Natürlich versuchen wir alle, immer perfektere Arbeit zu leisten und optimierte Gebäude zu bauen. Neue Techniken und Möglichkeiten helfen uns bei der Umsetzung unserer Ideen.

Sie gehen mit Projekten wie der Cabin gerne auch unkonventionelle Wege – was macht den Reiz aus?

Unkomplizierte, technisch einfache und vor allem klare Bauformen sind immer eine gewisse Herausforderung. Eine kostengünstige und doch qualitative Lösung zu finden – das macht den Reiz aus.

Ein Wunsch für die Zukunft in Bezug auf unsere gebaute Umwelt?

 Zurück zum Einfachen, sich auf das Minimale reduzieren – auf das, was man wirklich zum Leben braucht.

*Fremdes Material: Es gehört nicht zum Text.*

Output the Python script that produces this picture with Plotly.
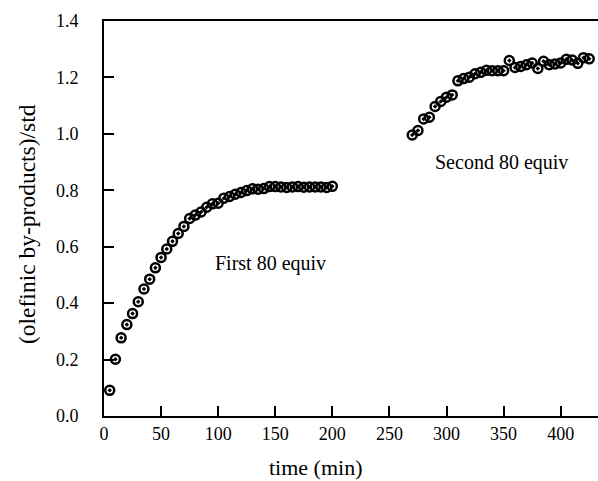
import plotly.graph_objects as go

# First 80 equiv addition: time (min) and ratio to internal standard
t_first = [5, 10, 15, 20, 25, 30, 35, 40, 45, 50, 55, 60, 65, 70, 75, 80, 85, 90, 95, 100,
           105, 110, 115, 120, 125, 130, 135, 140, 145, 150, 155, 160, 165, 170, 175, 180,
           185, 190, 195, 200]
y_first = [0.091, 0.201, 0.277, 0.324, 0.363, 0.405, 0.450, 0.485, 0.525, 0.562,
           0.592, 0.619, 0.647, 0.672, 0.700, 0.712, 0.723, 0.740, 0.752, 0.754,
           0.772, 0.778, 0.786, 0.792, 0.799, 0.805, 0.804, 0.806, 0.813, 0.813,
           0.812, 0.810, 0.812, 0.813, 0.811, 0.812, 0.812, 0.812, 0.810, 0.814]

# Second 80 equiv addition
t_second = [270, 275, 280, 285, 290, 295, 300, 305, 310, 315, 320, 325, 330, 335, 340, 345,
            350, 355, 360, 365, 370, 375, 380, 385, 390, 395, 400, 405, 410, 415, 420, 425]
y_second = [0.996, 1.012, 1.053, 1.059, 1.097, 1.115, 1.130, 1.138, 1.188, 1.196,
            1.201, 1.213, 1.218, 1.225, 1.224, 1.224, 1.224, 1.260, 1.235, 1.239,
            1.245, 1.251, 1.232, 1.257, 1.245, 1.248, 1.251, 1.264, 1.262, 1.250,
            1.270, 1.266]

x_ticks = [0, 50, 100, 150, 200, 250, 300, 350, 400]
y_ticks = [0.0, 0.2, 0.4, 0.6, 0.8, 1.0, 1.2, 1.4]

serif = "Liberation Serif, Times New Roman, serif"
marker = dict(symbol="circle-open-dot", size=9, color="black", line=dict(width=2.5, color="black"))

fig = go.Figure()
fig.add_trace(go.Scatter(x=t_first, y=y_first, mode="markers", marker=marker, showlegend=False))
fig.add_trace(go.Scatter(x=t_second, y=y_second, mode="markers", marker=marker, showlegend=False))

fig.add_annotation(x=146, y=0.542, text="First 80 equiv", showarrow=False,
                   font=dict(family=serif, size=20, color="black"))
fig.add_annotation(x=348.5, y=0.90, text="Second 80 equiv", showarrow=False,
                   font=dict(family=serif, size=20, color="black"))

# axis titles placed in page pixels
fig.add_annotation(xref="paper", yref="paper", x=(315 - 104) / 494, y=(416 - 467) / 395,
                   text="time (min)", showarrow=False, xanchor="center", yanchor="middle",
                   font=dict(family=serif, size=22, color="black"))
fig.add_annotation(xref="paper", yref="paper", x=(27 - 104) / 494, y=(416 - 224) / 395,
                   text="(olefinic by-products)/std", showarrow=False, textangle=-90,
                   xanchor="center", yanchor="middle",
                   font=dict(family=serif, size=23.5, color="black"))

fig.update_layout(
    width=598, height=481,
    margin=dict(l=104, r=0, t=21, b=65),
    paper_bgcolor="white", plot_bgcolor="white",
    font=dict(family=serif, size=18, color="black"),
    xaxis=dict(
        range=[0, 432.7], tickvals=x_ticks, ticktext=[str(v) for v in x_ticks],
        ticks="inside", ticklen=10, tickwidth=1.5, tickcolor="black",
        showline=True, linecolor="black", linewidth=2, mirror=True,
        showgrid=False, zeroline=False,
        tickfont=dict(family=serif, size=18),
    ),
    yaxis=dict(
        range=[0, 1.4], tickvals=y_ticks, ticktext=[f"{v:.1f}" for v in y_ticks],
        ticks="inside", ticklen=10, tickwidth=1.5, tickcolor="black",
        showline=True, linecolor="black", linewidth=2, mirror=False,
        showgrid=False, zeroline=False, ticklabelstandoff=20,
        tickfont=dict(family=serif, size=18),
    ),
)

fig.write_html("out.html")
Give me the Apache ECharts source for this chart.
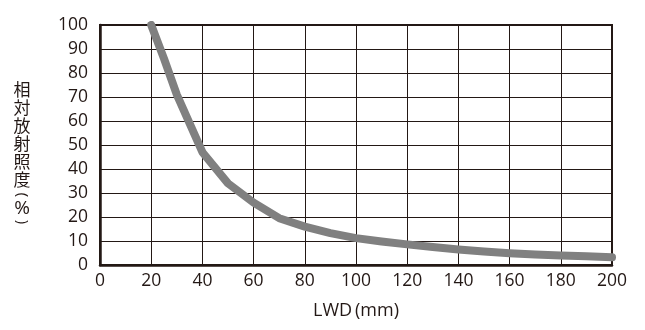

Mir liegt aber auch das generationenübergreifende Bauen am Herzen, dass wir unseren traditionellen Bestand sinnvoll nutzen und mit innovativen Ansätzen ergänzen können.

www.juergenhaller.at

 


Haus Rothenbach: Wie bei einem traditionellen Bregenzerwälderhaus ist auch hier das Gebäude in ein Vorderhaus mit Wohnteil und ein Hinterhaus mit Wirtschaftstrakt gegliedert. Im Hinterhaus wurden statt Stall und Heulager eine Arztpraxis und ein Therapieraum untergebracht.